To clarify Haasie is not intended to be a specifically NSFW host - like RedGIF someone here mentioned - but rather to host any legal content, which includes NSFW.
Emphasis here is on legal. The intention behind the TOCs is to specifically prohibit the use of the service for anything illegal or otherwise prohibited by the hosting company. And to state that Haasie will act on any content that is found to be in violation of the TOCs.
good luck on the project!
The age old question is how you afford to run this, and how if you get popular do you not become an imgur yourself and have their same pressures to delete, moderate and make money.
I don't believe it should be government funded, but I wish there was a protocol that would let my ISP allocate a few GB of resources on my behalf that stay online even when my PC is powered down, and then I could reference them anywhere, and there's be a succession protocol in case I move to a different ISP so links don't break, etc.
I don't think there ever was any free method of mass distributing information. Or storing it if someone didn't find it interesting. If you need to share something, you should burden the cost. Just because some idiots thought they had a model that didn't work doesn't mean there isn't real costs involved. And those should be paid. In free market they should approach margin.
And yes, you do need to convince me: If it's "publicly funded" then I (and everyone else) am/are paying for it. Personally, I would sooner pay for another US navy aircraft carrier.
In the future I could also add a subscription account for additional features, access to an API, bigger upload limits, transformations, greater ability to organise, etc.
As a sidenote, reddit is (was?) the one of main user of imgur, however https://www.google.com/search?q=%22haasie.com%22+site%3Aredd... yields no results - maybe it is worth to promote it there also.
Except you haven't, because anyone that wants to view these images where they are linked needs to know to change the URL to Haasie instead of Imgur. So all the links are still broken.

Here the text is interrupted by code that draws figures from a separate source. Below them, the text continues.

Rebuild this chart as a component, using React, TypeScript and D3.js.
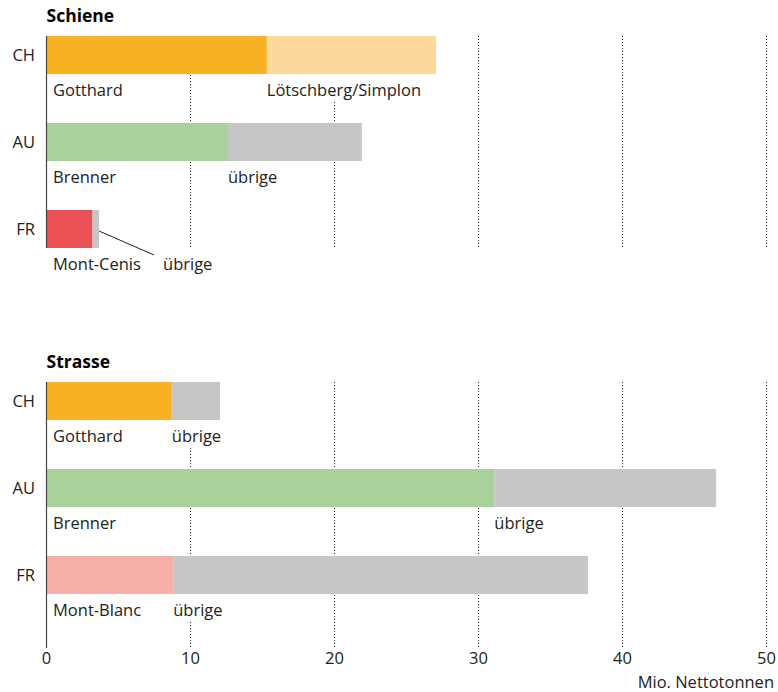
import React, { useEffect, useRef } from "react";
import * as d3 from "d3";

const categories = ["CH", "AU", "FR"];
const tickValues = [0, 10, 20, 30, 40, 50];

const schieneMain = [15.3, 12.6, 3.2];
const schieneTotal = [27.05, 21.9, 3.65];
const schieneMainLabels = ["Gotthard", "Brenner", "Mont-Cenis"];
const schieneRestLabels = ["Lötschberg/Simplon", "übrige", "übrige"];

const strasseMain = [8.7, 31.1, 8.8];
const strasseTotal = [12.05, 46.5, 37.6];
const strasseMainLabels = ["Gotthard", "Brenner", "Mont-Blanc"];
const strasseRestLabels = ["übrige", "übrige", "übrige"];

const schieneMainColors = ["#F8B122", "#A8D29A", "#EA5155"];
const schieneRestColors = ["#FCD89C", "#C5C6C5", "#C5C6C5"];
const strasseMainColors = ["#F8B122", "#A8D29A", "#F5AFA8"];
const strasseRestColors = ["#C5C6C5", "#C5C6C5", "#C5C6C5"];

const FONT = "'Open Sans', 'Noto Sans', sans-serif";

export default function App() {
  const ref = useRef<SVGSVGElement | null>(null);

  useEffect(() => {
    const svg = d3.select(ref.current);
    svg.selectAll("*").remove();

    const x = d3.scaleLinear().domain([0, 50]).range([46.5, 766.5]);

    const panels = [
      {
        title: "Schiene",
        titleY: 22,
        range: [36, 248],
        gridBottom: 248,
        main: schieneMain,
        total: schieneTotal,
        mainLabels: schieneMainLabels,
        restLabels: schieneRestLabels,
        mainColors: schieneMainColors,
        restColors: schieneRestColors,
      },
      {
        title: "Strasse",
        titleY: 368,
        range: [382, 594],
        gridBottom: 648,
        main: strasseMain,
        total: strasseTotal,
        mainLabels: strasseMainLabels,
        restLabels: strasseRestLabels,
        mainColors: strasseMainColors,
        restColors: strasseRestColors,
      },
    ];

    panels.forEach((p) => {
      const y = d3
        .scaleBand<string>()
        .domain(categories)
        .range(p.range as [number, number])
        .paddingInner(49 / 87)
        .paddingOuter(0);
      const g = svg.append("g");

      // gridlines
      g.selectAll("line.grid")
        .data(tickValues.filter((t) => t > 0))
        .enter()
        .append("line")
        .attr("x1", (d) => x(d))
        .attr("x2", (d) => x(d))
        .attr("y1", p.range[0])
        .attr("y2", p.gridBottom)
        .attr("stroke", "#222")
        .attr("stroke-width", 1)
        .attr("stroke-dasharray", "1,2");

      // title
      g.append("text")
        .attr("x", x(0))
        .attr("y", p.titleY)
        .attr("font-family", FONT)
        .attr("font-weight", 700)
        .attr("font-size", 17.5)
        .attr("fill", "#000")
        .text(p.title);

      categories.forEach((c, i) => {
        const y0 = y(c)!;
        const bw = y.bandwidth();
        // bars
        g.append("rect")
          .attr("x", x(0))
          .attr("y", y0)
          .attr("width", x(p.main[i]) - x(0))
          .attr("height", bw)
          .attr("fill", p.mainColors[i]);
        g.append("rect")
          .attr("x", x(p.main[i]))
          .attr("y", y0)
          .attr("width", x(p.total[i]) - x(p.main[i]))
          .attr("height", bw)
          .attr("fill", p.restColors[i]);

        // category label
        g.append("text")
          .attr("x", 35)
          .attr("y", y0 + bw / 2 + 6)
          .attr("text-anchor", "end")
          .attr("font-family", FONT)
          .attr("font-size", 16.5)
          .attr("fill", "#222")
          .text(c);

        const baseY = y0 + bw + 22;
        const addLabel = (lx: number, txt: string) => {
          const lg = g.append("g");
          const bg = lg.append("rect").attr("fill", "#fff");
          const t = lg
            .append("text")
            .attr("x", lx)
            .attr("y", baseY)
            .attr("font-family", FONT)
            .attr("font-size", 16.5)
            .attr("fill", "#222")
            .text(txt);
          const bb = (t.node() as SVGTextElement).getBBox();
          bg.attr("x", bb.x - 2)
            .attr("y", y0 + bw)
            .attr("width", bb.width + 4)
            .attr("height", baseY + 6 - (y0 + bw));
          return bb;
        };

        const mb = addLabel(x(0) + 6.5, p.mainLabels[i]);
        const restW = x(p.total[i]) - x(p.main[i]);
        if (restW < 20) {
          const lx = mb.x + mb.width + 22;
          g.append("line")
            .attr("x1", x(p.total[i]))
            .attr("y1", y0 + bw / 2 + 2)
            .attr("x2", lx - 9)
            .attr("y2", y0 + bw + 7)
            .attr("stroke", "#222")
            .attr("stroke-width", 1);
          addLabel(lx, p.restLabels[i]);
        } else {
          addLabel(x(p.main[i]), p.restLabels[i]);
        }
      });

      // left axis line
      g.append("line")
        .attr("x1", x(0))
        .attr("x2", x(0))
        .attr("y1", p.range[0])
        .attr("y2", p.gridBottom)
        .attr("stroke", "#444")
        .attr("stroke-width", 1.2);
    });

    // tick labels
    svg
      .append("g")
      .selectAll("text")
      .data(tickValues)
      .enter()
      .append("text")
      .attr("x", (d) => x(d))
      .attr("y", 664)
      .attr("text-anchor", "middle")
      .attr("font-family", FONT)
      .attr("font-size", 16.5)
      .attr("fill", "#222")
      .text((d) => String(d));

    svg
      .append("text")
      .attr("x", 774)
      .attr("y", 688)
      .attr("text-anchor", "end")
      .attr("font-family", FONT)
      .attr("font-size", 16.5)
      .attr("fill", "#222")
      .text("Mio. Nettotonnen");
  }, []);

  return (
    <svg
      ref={ref}
      width={778}
      height={692}
      style={{ position: "absolute", left: 0, top: 0, background: "#fff" }}
    />
  );
}
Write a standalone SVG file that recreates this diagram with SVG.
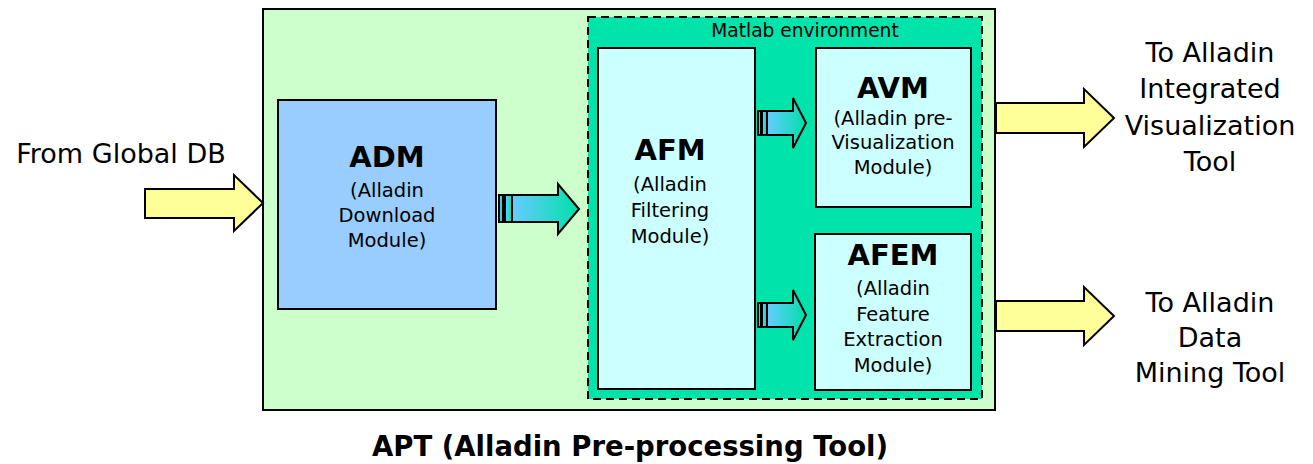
<svg xmlns="http://www.w3.org/2000/svg" width="1313" height="464" viewBox="0 0 1313 464">
<defs>
<linearGradient id="g" x1="0" y1="0" x2="1" y2="0">
<stop offset="0" stop-color="#66ccff"/>
<stop offset="1" stop-color="#00e0a8"/>
</linearGradient>
<style>
text{font-family:"DejaVu Sans",Verdana,sans-serif;fill:#000;text-anchor:middle}
.lbl{font-size:27px}
.b{font-weight:bold;font-size:29px}
.s{font-size:19.5px}
.y{fill:#ffff99;stroke:#000;stroke-width:2;stroke-linejoin:miter}
.ga{fill:url(#g);stroke:#000;stroke-width:2}
.box{stroke:#000;stroke-width:2}
</style>
</defs>
<rect x="0" y="0" width="1313" height="464" fill="#fff"/>
<g id="apt">
<rect x="263" y="9" width="732" height="401" fill="#ccffcc" class="box"/>
<text x="630" y="456" class="b" style="font-size:27.5px">APT (Alladin Pre-processing Tool)</text>
</g>
<g id="matlab">
<rect x="588" y="17" width="394" height="382" fill="#00e3aa" stroke="#000" stroke-width="2" stroke-dasharray="8,5"/>
<text x="805" y="37" class="s" style="font-size:18.6px">Matlab environment</text>
</g>
<g id="adm">
<rect x="278" y="100" width="218" height="209" fill="#99ccff" class="box"/>
<text x="387" y="167" class="b">ADM</text>
<text x="387" y="197" class="s">(Alladin</text>
<text x="387" y="222" class="s">Download</text>
<text x="387" y="247" class="s">Module)</text>
</g>
<g id="afm">
<rect x="598" y="48" width="157" height="341" fill="#ccffff" class="box"/>
<text x="670" y="160" class="b">AFM</text>
<text x="670" y="191" class="s">(Alladin</text>
<text x="670" y="217" class="s">Filtering</text>
<text x="670" y="243" class="s">Module)</text>
</g>
<g id="avm">
<rect x="816" y="48" width="155" height="159" fill="#ccffff" class="box"/>
<text x="893" y="98" class="b">AVM</text>
<text x="893" y="125" class="s">(Alladin pre-</text>
<text x="893" y="149" class="s">Visualization</text>
<text x="893" y="174" class="s">Module)</text>
</g>
<g id="afem">
<rect x="815" y="234" width="156" height="156" fill="#ccffff" class="box"/>
<text x="893" y="265" class="b">AFEM</text>
<text x="893" y="295" class="s">(Alladin</text>
<text x="893" y="321" class="s">Feature</text>
<text x="893" y="346" class="s">Extraction</text>
<text x="893" y="372" class="s">Module)</text>
</g>
<g id="labels">
<text x="121" y="163" class="lbl">From Global DB</text>
<text x="1210" y="62" class="lbl">To Alladin</text>
<text x="1210" y="98" class="lbl">Integrated</text>
<text x="1210" y="135" class="lbl">Visualization</text>
<text x="1210" y="171" class="lbl">Tool</text>
<text x="1210" y="312" class="lbl">To Alladin</text>
<text x="1210" y="347" class="lbl">Data</text>
<text x="1210" y="382" class="lbl">Mining Tool</text>
</g>
<g id="connectors">
<path class="y" d="M145,189 H234 V175 L263,203 L234,231 V218 H145 Z"/>
<path class="y" d="M996,103 H1084 V89 L1114,118 L1084,147 V133 H996 Z"/>
<path class="y" d="M996,301 H1084 V287 L1114,316 L1084,345 V331 H996 Z"/>
<path class="ga" d="M512,195 H558 V184 L579,209 L558,234 V222 H512 Z"/>
<rect x="499" y="195" width="4" height="27" class="ga"/>
<rect x="505" y="195" width="7" height="27" class="ga"/>
<path class="ga" d="M767,111 H793 V98 L806,123 L793,148 V135 H767 Z"/>
<rect x="758" y="111" width="3" height="24" class="ga"/>
<rect x="762" y="111" width="5" height="24" class="ga"/>
<path class="ga" d="M767,303 H793 V290 L806,315 L793,340 V327 H767 Z"/>
<rect x="758" y="303" width="3" height="24" class="ga"/>
<rect x="762" y="303" width="5" height="24" class="ga"/>
</g>
</svg>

And on top of that, even if the users know about Haasie, it only works if someone went to this website before the original image was deleted, and enter the URL on a form. Non-popular images will be long gone before people do this manually. Perhaps accepting any URL and transparently fetching it from Imgur would improve this a little. From my manual testing, this doesn't seem to be the case, just gives an S3 error from bucket ID haasie01, and nothing shows up there even if I wait and refresh.

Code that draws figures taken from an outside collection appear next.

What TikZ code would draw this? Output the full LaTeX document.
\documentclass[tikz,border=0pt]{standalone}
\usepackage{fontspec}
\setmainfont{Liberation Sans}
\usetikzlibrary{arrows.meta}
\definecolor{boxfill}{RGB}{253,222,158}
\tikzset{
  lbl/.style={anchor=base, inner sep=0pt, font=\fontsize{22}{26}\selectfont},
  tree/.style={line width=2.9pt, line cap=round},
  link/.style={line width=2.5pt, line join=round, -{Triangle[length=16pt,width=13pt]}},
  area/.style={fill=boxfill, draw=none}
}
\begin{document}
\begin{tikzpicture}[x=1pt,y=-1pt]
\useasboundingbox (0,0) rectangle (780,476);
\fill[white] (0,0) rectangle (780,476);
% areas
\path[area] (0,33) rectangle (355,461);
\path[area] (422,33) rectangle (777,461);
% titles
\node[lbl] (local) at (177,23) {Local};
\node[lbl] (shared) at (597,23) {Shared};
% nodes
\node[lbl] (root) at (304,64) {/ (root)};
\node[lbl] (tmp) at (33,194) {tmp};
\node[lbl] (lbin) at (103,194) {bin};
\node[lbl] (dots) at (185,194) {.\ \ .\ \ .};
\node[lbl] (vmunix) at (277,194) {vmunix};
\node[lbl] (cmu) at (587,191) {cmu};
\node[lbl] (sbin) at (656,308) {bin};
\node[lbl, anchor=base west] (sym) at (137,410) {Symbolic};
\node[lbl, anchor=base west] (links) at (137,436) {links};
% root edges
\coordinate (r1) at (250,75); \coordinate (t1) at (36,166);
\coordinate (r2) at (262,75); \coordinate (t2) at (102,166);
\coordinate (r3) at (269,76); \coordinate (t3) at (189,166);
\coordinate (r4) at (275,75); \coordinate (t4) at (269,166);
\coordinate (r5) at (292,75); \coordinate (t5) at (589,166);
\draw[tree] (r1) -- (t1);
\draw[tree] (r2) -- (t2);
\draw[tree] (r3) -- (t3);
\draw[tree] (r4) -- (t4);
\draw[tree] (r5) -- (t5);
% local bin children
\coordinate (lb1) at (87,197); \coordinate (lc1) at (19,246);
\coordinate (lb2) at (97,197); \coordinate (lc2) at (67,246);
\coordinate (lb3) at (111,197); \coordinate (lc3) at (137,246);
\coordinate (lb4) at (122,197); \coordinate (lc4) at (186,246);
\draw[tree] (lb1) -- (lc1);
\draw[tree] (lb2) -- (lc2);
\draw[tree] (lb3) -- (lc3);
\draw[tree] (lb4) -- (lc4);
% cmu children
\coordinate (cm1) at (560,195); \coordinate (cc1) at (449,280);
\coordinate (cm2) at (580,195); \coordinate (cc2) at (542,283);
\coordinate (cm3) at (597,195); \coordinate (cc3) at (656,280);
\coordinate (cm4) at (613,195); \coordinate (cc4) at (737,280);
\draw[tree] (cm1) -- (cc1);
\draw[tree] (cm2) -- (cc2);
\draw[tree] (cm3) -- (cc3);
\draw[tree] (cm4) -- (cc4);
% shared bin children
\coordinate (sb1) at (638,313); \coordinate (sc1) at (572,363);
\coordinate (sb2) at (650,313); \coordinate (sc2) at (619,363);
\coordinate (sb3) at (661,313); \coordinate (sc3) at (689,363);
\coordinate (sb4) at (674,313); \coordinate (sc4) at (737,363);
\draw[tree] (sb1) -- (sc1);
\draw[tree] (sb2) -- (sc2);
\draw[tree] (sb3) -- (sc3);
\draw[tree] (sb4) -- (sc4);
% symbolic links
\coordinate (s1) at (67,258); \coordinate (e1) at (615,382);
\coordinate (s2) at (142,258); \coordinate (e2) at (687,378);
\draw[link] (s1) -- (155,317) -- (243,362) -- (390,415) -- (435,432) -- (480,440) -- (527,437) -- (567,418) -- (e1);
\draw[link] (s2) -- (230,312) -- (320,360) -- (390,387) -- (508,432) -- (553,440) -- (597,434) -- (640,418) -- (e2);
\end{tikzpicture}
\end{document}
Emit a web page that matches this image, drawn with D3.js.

All of this is assuming this website won't go down or go bad. Probably the Archive Team, and Archive.org can handle this task better.

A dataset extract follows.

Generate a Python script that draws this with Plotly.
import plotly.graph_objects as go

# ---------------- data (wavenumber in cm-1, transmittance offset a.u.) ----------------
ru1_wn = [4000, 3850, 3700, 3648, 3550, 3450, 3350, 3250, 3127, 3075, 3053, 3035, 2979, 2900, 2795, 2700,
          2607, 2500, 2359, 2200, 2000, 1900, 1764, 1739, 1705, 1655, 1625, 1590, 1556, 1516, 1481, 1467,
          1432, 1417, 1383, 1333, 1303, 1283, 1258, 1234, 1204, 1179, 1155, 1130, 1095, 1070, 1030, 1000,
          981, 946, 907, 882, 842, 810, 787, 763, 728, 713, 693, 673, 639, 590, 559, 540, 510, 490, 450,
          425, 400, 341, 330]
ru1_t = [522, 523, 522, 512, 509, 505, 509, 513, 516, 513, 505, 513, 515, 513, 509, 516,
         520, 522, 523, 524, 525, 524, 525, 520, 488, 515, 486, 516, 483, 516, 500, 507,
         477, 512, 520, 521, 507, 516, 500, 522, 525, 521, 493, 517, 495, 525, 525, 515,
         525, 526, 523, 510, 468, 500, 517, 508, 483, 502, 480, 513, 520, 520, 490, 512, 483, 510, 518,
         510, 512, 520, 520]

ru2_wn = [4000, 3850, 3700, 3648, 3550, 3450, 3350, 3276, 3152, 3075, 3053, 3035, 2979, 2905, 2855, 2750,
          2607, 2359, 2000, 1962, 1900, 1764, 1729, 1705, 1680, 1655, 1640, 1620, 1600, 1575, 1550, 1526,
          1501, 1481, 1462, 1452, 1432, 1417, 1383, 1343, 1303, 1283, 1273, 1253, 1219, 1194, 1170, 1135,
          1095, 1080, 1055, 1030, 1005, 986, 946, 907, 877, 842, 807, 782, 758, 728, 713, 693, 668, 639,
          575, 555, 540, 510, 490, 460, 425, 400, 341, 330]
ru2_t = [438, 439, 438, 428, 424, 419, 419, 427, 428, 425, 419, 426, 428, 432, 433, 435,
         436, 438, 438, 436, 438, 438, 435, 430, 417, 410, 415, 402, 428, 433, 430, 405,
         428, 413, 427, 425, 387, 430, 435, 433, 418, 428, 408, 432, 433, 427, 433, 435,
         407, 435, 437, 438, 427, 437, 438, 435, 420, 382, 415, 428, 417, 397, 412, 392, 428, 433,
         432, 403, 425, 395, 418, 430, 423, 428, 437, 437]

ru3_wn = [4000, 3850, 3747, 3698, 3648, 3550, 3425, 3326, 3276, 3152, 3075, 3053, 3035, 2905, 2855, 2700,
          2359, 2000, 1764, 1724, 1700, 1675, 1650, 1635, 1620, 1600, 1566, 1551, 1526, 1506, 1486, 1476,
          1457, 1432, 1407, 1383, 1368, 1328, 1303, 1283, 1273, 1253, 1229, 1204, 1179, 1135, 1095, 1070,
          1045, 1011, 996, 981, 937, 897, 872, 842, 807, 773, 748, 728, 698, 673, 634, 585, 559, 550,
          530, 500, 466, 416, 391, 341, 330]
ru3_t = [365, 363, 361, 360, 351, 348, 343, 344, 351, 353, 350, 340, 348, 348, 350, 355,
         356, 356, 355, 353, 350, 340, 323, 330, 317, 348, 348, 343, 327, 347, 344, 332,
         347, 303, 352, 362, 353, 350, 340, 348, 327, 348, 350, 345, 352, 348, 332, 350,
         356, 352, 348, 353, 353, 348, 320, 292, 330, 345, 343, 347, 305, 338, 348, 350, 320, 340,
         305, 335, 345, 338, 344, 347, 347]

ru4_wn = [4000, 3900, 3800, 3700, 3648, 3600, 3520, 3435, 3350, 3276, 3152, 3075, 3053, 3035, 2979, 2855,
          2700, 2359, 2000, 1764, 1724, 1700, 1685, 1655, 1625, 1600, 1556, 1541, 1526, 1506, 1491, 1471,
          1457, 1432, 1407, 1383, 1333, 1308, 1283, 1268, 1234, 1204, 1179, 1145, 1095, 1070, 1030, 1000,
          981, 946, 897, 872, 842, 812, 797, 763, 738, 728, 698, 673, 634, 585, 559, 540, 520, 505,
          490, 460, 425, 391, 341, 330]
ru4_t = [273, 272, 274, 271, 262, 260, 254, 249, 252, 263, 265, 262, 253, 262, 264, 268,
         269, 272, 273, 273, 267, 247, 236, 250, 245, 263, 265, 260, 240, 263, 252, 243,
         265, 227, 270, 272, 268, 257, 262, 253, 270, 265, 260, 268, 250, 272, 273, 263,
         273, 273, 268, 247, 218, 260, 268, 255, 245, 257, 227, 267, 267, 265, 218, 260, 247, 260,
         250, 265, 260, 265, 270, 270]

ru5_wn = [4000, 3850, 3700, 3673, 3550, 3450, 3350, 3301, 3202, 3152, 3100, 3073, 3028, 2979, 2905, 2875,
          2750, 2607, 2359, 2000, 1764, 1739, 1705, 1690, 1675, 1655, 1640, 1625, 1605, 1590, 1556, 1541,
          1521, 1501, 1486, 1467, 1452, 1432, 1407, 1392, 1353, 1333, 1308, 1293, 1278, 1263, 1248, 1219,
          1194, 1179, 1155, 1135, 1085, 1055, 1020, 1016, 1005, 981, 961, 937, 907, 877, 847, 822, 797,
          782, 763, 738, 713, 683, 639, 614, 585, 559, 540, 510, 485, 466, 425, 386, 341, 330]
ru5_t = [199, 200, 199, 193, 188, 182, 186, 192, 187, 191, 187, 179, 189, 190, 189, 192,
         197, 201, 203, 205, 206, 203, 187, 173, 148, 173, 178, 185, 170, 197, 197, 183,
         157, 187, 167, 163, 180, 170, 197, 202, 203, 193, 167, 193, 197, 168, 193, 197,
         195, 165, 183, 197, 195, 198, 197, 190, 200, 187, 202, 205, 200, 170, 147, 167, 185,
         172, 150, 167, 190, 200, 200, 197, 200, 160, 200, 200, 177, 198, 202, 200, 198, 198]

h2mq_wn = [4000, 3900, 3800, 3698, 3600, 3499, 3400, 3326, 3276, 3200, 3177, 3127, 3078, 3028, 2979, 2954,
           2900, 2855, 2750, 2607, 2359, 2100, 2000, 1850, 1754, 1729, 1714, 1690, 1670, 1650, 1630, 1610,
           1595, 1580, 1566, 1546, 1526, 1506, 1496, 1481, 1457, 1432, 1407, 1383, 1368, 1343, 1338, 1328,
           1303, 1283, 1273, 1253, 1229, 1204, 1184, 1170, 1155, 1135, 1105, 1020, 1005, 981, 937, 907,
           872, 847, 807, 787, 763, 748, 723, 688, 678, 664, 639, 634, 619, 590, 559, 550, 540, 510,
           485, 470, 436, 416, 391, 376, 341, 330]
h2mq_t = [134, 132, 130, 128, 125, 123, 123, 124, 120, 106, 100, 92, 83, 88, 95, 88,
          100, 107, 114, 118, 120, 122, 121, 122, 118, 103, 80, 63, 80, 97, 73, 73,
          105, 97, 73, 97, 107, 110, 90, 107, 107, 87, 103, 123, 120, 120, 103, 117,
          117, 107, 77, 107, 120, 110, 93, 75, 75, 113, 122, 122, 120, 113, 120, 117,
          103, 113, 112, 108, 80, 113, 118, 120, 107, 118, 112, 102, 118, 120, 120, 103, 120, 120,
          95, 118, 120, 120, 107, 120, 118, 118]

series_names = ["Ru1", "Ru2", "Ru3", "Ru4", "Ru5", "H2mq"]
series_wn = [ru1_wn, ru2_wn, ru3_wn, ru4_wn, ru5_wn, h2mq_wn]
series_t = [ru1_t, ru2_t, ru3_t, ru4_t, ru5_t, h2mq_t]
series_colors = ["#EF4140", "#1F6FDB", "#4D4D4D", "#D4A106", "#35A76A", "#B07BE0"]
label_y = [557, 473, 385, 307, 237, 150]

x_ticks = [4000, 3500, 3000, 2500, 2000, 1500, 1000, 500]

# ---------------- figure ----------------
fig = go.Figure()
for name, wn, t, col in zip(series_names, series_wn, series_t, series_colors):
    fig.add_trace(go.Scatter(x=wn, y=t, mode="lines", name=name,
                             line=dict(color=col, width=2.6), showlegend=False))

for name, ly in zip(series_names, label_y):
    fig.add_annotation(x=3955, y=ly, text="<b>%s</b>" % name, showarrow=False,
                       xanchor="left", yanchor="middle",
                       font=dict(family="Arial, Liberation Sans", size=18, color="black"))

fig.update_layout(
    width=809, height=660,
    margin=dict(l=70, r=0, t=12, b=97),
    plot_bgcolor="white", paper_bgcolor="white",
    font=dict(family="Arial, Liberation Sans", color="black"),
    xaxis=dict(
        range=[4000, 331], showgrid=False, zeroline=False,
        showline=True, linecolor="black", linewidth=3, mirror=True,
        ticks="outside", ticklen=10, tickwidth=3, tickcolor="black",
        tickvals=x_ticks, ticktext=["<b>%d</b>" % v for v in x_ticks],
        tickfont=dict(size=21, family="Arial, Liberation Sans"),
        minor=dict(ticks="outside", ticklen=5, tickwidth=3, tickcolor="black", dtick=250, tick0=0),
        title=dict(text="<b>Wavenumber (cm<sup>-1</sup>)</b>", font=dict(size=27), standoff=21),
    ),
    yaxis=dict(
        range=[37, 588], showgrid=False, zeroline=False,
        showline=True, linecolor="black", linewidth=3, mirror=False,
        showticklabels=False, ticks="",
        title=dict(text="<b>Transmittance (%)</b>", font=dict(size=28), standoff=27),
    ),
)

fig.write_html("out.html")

One potentially problematic thing about the new Imgur policy is that it will break machine learning projects that depend on Imgur for NSFW data. For example, here's a project relying on Imgur links in order to train a classifier that detects adult content:
I have a question for all of you. My approach is that we are all understand that there is no such thing as a free service, and that for something like this to be long term sustainable donations (or some source of revenue) is crucial. If people get value from the service then it only makes sense to give back to the service to sustain it.
With this in mind, I'm toying with an idea that I would like to get a temperature check from HN on.
How would you react if, when donations are too low, Haasie serves a single image that requests donations to sustain the service in place of the original anonymously uploaded content, until the required donation level is reached? Once there are enough donations normal service is resumed.
Let forum admins compile a list of linked imgur posts that should be archived. Storage and bandwidth are cheap compared to what they used to be, so some may be able to self-host images now.